General Comment No. 7

Indicator Set 6: Birth Registration

Every year, 51 million children around the world are not registered at birth. This is an alarming number, since birth registration is a basic human right. The right to be registered at birth is enshrined in article 7 of the Convention on the Rights of the Child. Because several other rights depend upon it, birth registration is a core early childhood right. As article 7 states, every child has the right to a name at birth and the right to acquire citizenship. These are basic aspects of the child’s identity. The state has a duty to protect and preserve these basic aspects of the child’s identity (article 8). Indicator 5 aims to inform States parties of their duties under articles 7 and 8. To realise these basic rights, countries require effective birth registration. This helps to promote the best interests of children (article 3).

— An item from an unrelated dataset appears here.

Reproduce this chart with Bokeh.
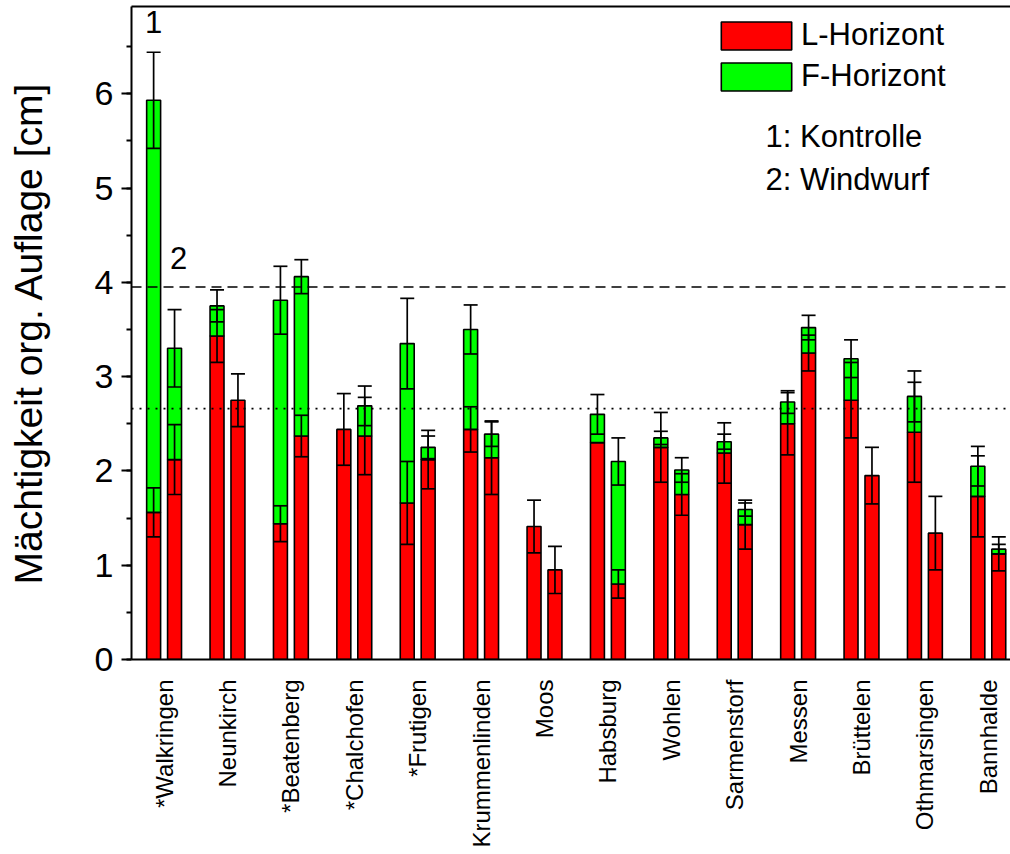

An effective system of birth registration recognises that children have rights; it is free of charge, does not discriminate (article 2), and is available to all. Children without proof of birth may lack essential protections. They may be denied access to crucial services, including health care, education, and social security. They may be denied their right to inherit property. They may also be denied citizenship rights, such as the ability to hold a passport, voting rights, and marriage rights. An effective system of registration not only ensures births are registered as early as possible but also makes it easy to register births later. Effective birth registration is a key part of national planning and policy.

Indicator 5 aims to measure and monitor the effectiveness of States parties’ systems for registration. It wants to make sure children around the world have the basic right to be registered at birth. The UN Convention on the Rights of the Child does not list what information must be registered at birth. However, other rights named in the Convention imply that registration should include, as a minimum:

  • The child’s name at birth
  • The child’s sex
  • The child’s date of birth
  • Where the child was born
  • Parents’ names and addresses
  • Parents’ nationality status

Key Question: With respect to articles 2, 3, 7 and 8 of the Convention on the Rights of the Child, what measures are in place or what progress has been made towards implementing or analysing the success of a free-of-charge, non-discriminatory and accessible birth registration system intended to encourage the maximum levels of child registration as soon as possible after birth?